**Written problem**
Exactly the lines from the start of the data through the line containing "const yTicks = ['0%', '20%', '40%', '60%', '80%', '100%'];" should be output, with both ends kept and nothing added.

**Given data**
-------------------------

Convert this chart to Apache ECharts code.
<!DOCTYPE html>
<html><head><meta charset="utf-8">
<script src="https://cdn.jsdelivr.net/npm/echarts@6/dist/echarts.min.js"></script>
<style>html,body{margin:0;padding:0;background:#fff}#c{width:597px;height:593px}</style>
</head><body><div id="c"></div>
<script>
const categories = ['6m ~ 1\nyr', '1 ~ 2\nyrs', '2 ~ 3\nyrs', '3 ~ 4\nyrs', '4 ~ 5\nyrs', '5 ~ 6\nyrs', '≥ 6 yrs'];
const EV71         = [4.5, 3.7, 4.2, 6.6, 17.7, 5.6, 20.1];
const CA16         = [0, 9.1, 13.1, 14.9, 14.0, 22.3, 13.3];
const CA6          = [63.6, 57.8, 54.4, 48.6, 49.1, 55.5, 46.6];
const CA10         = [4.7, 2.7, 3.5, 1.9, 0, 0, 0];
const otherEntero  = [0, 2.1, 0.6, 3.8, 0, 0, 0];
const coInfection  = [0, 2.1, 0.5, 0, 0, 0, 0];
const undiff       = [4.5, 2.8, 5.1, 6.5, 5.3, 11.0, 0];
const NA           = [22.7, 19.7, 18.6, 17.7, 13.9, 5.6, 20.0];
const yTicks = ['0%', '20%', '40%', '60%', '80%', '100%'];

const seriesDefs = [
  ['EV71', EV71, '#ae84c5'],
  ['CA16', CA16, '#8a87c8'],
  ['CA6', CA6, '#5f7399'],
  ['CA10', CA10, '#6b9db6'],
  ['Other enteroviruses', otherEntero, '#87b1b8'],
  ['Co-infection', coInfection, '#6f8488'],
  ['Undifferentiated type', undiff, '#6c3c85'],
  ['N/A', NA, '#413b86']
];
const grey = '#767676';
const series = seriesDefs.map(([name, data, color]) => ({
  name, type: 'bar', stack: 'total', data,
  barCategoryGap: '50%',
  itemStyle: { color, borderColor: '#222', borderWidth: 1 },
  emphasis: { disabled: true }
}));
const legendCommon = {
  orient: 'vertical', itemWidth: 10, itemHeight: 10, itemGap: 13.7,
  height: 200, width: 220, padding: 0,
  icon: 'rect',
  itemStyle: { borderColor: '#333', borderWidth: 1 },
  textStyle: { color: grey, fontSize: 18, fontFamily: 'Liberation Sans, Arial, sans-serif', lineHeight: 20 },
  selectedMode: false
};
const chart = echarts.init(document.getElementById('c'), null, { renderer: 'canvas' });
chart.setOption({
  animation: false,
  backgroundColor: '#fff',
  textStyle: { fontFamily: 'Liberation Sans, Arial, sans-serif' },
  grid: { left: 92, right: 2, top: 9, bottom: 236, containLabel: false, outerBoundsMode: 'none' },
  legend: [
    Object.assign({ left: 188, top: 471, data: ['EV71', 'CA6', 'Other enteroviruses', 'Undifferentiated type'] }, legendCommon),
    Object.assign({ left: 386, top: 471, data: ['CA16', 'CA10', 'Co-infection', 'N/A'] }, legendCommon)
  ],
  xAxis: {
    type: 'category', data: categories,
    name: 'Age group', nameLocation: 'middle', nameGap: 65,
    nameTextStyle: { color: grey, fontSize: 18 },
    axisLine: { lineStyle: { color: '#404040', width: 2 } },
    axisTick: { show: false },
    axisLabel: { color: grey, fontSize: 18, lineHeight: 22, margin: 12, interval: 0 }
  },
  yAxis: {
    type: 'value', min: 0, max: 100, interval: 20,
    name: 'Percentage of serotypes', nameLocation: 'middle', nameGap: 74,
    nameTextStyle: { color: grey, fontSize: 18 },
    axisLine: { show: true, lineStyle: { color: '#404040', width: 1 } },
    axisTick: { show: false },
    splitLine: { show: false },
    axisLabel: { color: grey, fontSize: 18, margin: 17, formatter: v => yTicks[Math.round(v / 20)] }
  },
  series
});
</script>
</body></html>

-------------------------

**Result of the exercise**
Convert this chart to Apache ECharts code.
<!DOCTYPE html>
<html><head><meta charset="utf-8">
<script src="https://cdn.jsdelivr.net/npm/echarts@6/dist/echarts.min.js"></script>
<style>html,body{margin:0;padding:0;background:#fff}#c{width:597px;height:593px}</style>
</head><body><div id="c"></div>
<script>
const categories = ['6m ~ 1\nyr', '1 ~ 2\nyrs', '2 ~ 3\nyrs', '3 ~ 4\nyrs', '4 ~ 5\nyrs', '5 ~ 6\nyrs', '≥ 6 yrs'];
const EV71         = [4.5, 3.7, 4.2, 6.6, 17.7, 5.6, 20.1];
const CA16         = [0, 9.1, 13.1, 14.9, 14.0, 22.3, 13.3];
const CA6          = [63.6, 57.8, 54.4, 48.6, 49.1, 55.5, 46.6];
const CA10         = [4.7, 2.7, 3.5, 1.9, 0, 0, 0];
const otherEntero  = [0, 2.1, 0.6, 3.8, 0, 0, 0];
const coInfection  = [0, 2.1, 0.5, 0, 0, 0, 0];
const undiff       = [4.5, 2.8, 5.1, 6.5, 5.3, 11.0, 0];
const NA           = [22.7, 19.7, 18.6, 17.7, 13.9, 5.6, 20.0];
const yTicks = ['0%', '20%', '40%', '60%', '80%', '100%'];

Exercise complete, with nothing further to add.